Working data:
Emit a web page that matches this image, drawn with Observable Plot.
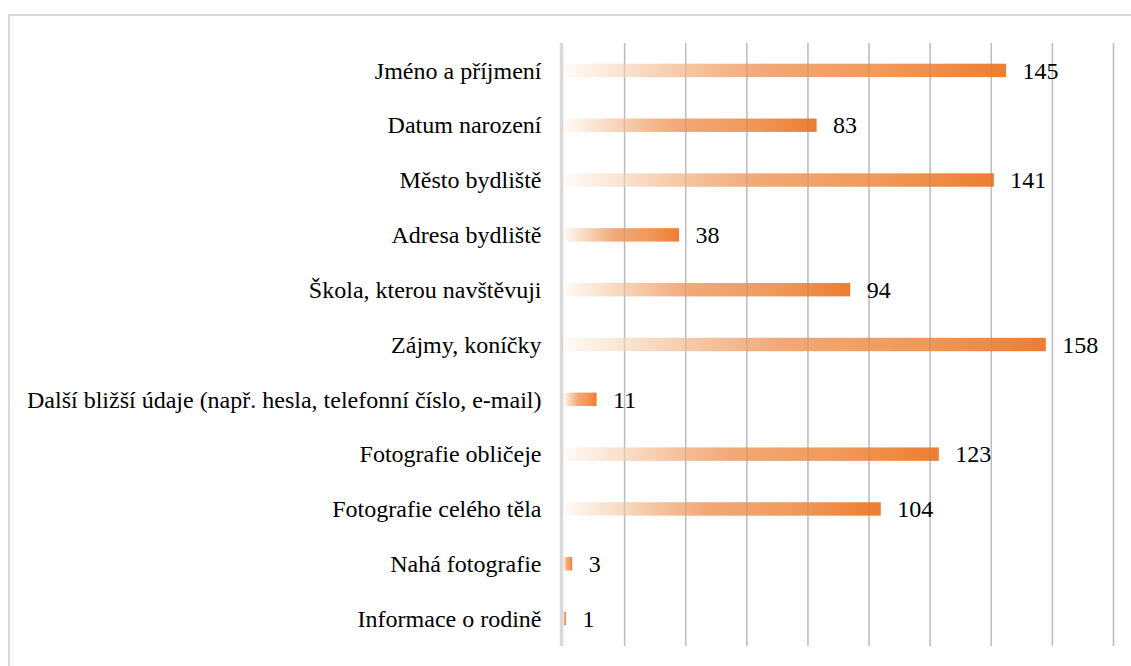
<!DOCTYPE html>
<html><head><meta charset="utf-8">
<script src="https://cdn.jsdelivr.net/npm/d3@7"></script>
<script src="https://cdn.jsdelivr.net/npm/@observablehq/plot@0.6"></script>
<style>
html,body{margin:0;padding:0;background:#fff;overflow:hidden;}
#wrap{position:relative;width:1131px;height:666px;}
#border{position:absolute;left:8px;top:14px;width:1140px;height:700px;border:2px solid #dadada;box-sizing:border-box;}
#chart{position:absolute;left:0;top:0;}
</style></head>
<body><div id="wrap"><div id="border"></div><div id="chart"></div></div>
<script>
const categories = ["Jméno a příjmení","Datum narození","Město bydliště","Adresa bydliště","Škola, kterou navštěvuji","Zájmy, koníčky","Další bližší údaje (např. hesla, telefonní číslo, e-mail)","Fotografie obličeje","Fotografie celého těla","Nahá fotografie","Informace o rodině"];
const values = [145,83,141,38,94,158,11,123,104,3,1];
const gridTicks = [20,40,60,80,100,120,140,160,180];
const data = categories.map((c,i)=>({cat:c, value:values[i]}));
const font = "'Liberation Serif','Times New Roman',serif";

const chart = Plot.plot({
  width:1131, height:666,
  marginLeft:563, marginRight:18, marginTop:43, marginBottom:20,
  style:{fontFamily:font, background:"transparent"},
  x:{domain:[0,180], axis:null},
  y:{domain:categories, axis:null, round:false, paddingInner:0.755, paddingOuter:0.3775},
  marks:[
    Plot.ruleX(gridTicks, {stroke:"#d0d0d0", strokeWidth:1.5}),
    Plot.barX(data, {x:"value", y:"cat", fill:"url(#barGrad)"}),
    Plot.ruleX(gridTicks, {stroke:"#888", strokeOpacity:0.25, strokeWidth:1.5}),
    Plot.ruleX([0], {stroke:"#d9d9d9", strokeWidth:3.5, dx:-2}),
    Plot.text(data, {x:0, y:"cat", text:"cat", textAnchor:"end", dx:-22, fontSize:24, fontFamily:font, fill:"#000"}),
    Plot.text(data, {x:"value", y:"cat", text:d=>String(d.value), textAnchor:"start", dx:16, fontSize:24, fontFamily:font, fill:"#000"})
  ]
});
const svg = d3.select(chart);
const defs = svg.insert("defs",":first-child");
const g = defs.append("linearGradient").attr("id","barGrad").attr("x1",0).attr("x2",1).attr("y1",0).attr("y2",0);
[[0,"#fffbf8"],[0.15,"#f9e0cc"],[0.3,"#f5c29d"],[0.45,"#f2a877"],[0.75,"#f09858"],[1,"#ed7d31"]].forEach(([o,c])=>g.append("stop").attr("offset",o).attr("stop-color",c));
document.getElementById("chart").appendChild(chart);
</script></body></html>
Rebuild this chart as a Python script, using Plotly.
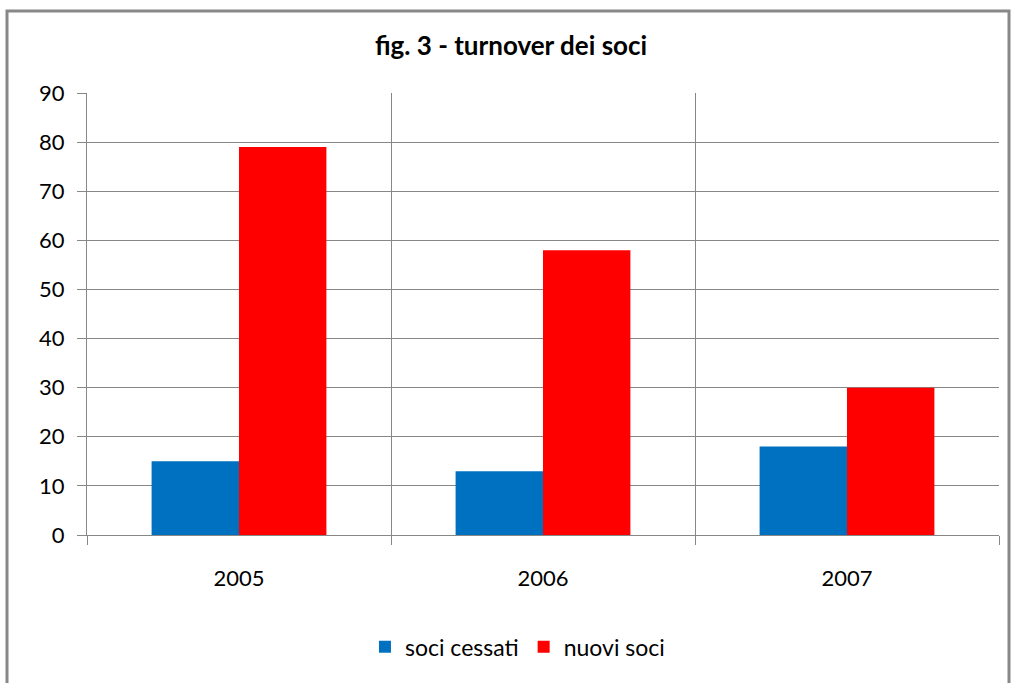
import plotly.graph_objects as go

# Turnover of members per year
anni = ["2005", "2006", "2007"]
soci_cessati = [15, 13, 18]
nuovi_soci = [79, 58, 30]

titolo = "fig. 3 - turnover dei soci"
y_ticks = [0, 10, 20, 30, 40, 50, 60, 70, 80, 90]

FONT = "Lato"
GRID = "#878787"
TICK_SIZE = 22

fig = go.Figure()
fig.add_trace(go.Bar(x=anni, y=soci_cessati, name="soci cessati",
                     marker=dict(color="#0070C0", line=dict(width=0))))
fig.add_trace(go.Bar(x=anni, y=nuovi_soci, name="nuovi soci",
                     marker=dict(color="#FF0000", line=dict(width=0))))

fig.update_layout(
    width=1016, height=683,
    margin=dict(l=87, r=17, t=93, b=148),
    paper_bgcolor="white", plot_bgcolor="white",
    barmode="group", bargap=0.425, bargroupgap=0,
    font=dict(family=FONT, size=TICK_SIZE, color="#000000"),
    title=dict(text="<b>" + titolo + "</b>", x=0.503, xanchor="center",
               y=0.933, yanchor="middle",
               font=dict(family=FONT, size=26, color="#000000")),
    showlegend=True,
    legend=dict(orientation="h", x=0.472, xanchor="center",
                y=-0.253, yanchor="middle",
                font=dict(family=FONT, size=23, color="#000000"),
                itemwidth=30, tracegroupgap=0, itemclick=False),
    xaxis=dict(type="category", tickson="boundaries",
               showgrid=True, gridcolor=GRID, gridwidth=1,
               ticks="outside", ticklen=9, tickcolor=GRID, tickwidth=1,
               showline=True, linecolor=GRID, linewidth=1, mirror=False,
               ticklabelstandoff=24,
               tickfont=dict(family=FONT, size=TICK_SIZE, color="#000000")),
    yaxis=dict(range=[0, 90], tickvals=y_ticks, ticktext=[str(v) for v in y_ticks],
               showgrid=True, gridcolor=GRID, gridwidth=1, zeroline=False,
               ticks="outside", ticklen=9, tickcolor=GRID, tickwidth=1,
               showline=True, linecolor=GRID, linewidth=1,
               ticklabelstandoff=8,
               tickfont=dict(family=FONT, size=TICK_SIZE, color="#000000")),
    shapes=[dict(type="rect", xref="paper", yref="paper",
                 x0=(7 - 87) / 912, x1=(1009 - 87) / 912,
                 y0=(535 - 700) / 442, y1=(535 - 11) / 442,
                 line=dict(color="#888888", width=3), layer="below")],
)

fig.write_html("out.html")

The exercise:
Take the listing and print it again exactly, but without any pictures.

Exercise answer:
Emit a web page that matches this image, drawn with Observable Plot.
<!DOCTYPE html>
<html><head><meta charset="utf-8">
<script src="https://cdn.jsdelivr.net/npm/d3@7"></script>
<script src="https://cdn.jsdelivr.net/npm/@observablehq/plot@0.6"></script>
<style>
html,body{margin:0;padding:0;background:#fff;overflow:hidden;}
#wrap{position:relative;width:1131px;height:666px;}
#border{position:absolute;left:8px;top:14px;width:1140px;height:700px;border:2px solid #dadada;box-sizing:border-box;}
#chart{position:absolute;left:0;top:0;}
</style></head>
<body><div id="wrap"><div id="border"></div><div id="chart"></div></div>
<script>
const categories = ["Jméno a příjmení","Datum narození","Město bydliště","Adresa bydliště","Škola, kterou navštěvuji","Zájmy, koníčky","Další bližší údaje (např. hesla, telefonní číslo, e-mail)","Fotografie obličeje","Fotografie celého těla","Nahá fotografie","Informace o rodině"];
const values = [145,83,141,38,94,158,11,123,104,3,1];
const gridTicks = [20,40,60,80,100,120,140,160,180];
const data = categories.map((c,i)=>({cat:c, value:values[i]}));
const font = "'Liberation Serif','Times New Roman',serif";

const chart = Plot.plot({
  width:1131, height:666,
  marginLeft:563, marginRight:18, marginTop:43, marginBottom:20,
  style:{fontFamily:font, background:"transparent"},
  x:{domain:[0,180], axis:null},
  y:{domain:categories, axis:null, round:false, paddingInner:0.755, paddingOuter:0.3775},
  marks:[
    Plot.ruleX(gridTicks, {stroke:"#d0d0d0", strokeWidth:1.5}),
    Plot.barX(data, {x:"value", y:"cat", fill:"url(#barGrad)"}),
    Plot.ruleX(gridTicks, {stroke:"#888", strokeOpacity:0.25, strokeWidth:1.5}),
    Plot.ruleX([0], {stroke:"#d9d9d9", strokeWidth:3.5, dx:-2}),
    Plot.text(data, {x:0, y:"cat", text:"cat", textAnchor:"end", dx:-22, fontSize:24, fontFamily:font, fill:"#000"}),
    Plot.text(data, {x:"value", y:"cat", text:d=>String(d.value), textAnchor:"start", dx:16, fontSize:24, fontFamily:font, fill:"#000"})
  ]
});
const svg = d3.select(chart);
const defs = svg.insert("defs",":first-child");
const g = defs.append("linearGradient").attr("id","barGrad").attr("x1",0).attr("x2",1).attr("y1",0).attr("y2",0);
[[0,"#fffbf8"],[0.15,"#f9e0cc"],[0.3,"#f5c29d"],[0.45,"#f2a877"],[0.75,"#f09858"],[1,"#ed7d31"]].forEach(([o,c])=>g.append("stop").attr("offset",o).attr("stop-color",c));
document.getElementById("chart").appendChild(chart);
</script></body></html>
Rebuild this chart as a Python script, using Plotly.
import plotly.graph_objects as go

# Turnover of members per year
anni = ["2005", "2006", "2007"]
soci_cessati = [15, 13, 18]
nuovi_soci = [79, 58, 30]

titolo = "fig. 3 - turnover dei soci"
y_ticks = [0, 10, 20, 30, 40, 50, 60, 70, 80, 90]

FONT = "Lato"
GRID = "#878787"
TICK_SIZE = 22

fig = go.Figure()
fig.add_trace(go.Bar(x=anni, y=soci_cessati, name="soci cessati",
                     marker=dict(color="#0070C0", line=dict(width=0))))
fig.add_trace(go.Bar(x=anni, y=nuovi_soci, name="nuovi soci",
                     marker=dict(color="#FF0000", line=dict(width=0))))

fig.update_layout(
    width=1016, height=683,
    margin=dict(l=87, r=17, t=93, b=148),
    paper_bgcolor="white", plot_bgcolor="white",
    barmode="group", bargap=0.425, bargroupgap=0,
    font=dict(family=FONT, size=TICK_SIZE, color="#000000"),
    title=dict(text="<b>" + titolo + "</b>", x=0.503, xanchor="center",
               y=0.933, yanchor="middle",
               font=dict(family=FONT, size=26, color="#000000")),
    showlegend=True,
    legend=dict(orientation="h", x=0.472, xanchor="center",
                y=-0.253, yanchor="middle",
                font=dict(family=FONT, size=23, color="#000000"),
                itemwidth=30, tracegroupgap=0, itemclick=False),
    xaxis=dict(type="category", tickson="boundaries",
               showgrid=True, gridcolor=GRID, gridwidth=1,
               ticks="outside", ticklen=9, tickcolor=GRID, tickwidth=1,
               showline=True, linecolor=GRID, linewidth=1, mirror=False,
               ticklabelstandoff=24,
               tickfont=dict(family=FONT, size=TICK_SIZE, color="#000000")),
    yaxis=dict(range=[0, 90], tickvals=y_ticks, ticktext=[str(v) for v in y_ticks],
               showgrid=True, gridcolor=GRID, gridwidth=1, zeroline=False,
               ticks="outside", ticklen=9, tickcolor=GRID, tickwidth=1,
               showline=True, linecolor=GRID, linewidth=1,
               ticklabelstandoff=8,
               tickfont=dict(family=FONT, size=TICK_SIZE, color="#000000")),
    shapes=[dict(type="rect", xref="paper", yref="paper",
                 x0=(7 - 87) / 912, x1=(1009 - 87) / 912,
                 y0=(535 - 700) / 442, y1=(535 - 11) / 442,
                 line=dict(color="#888888", width=3), layer="below")],
)

fig.write_html("out.html")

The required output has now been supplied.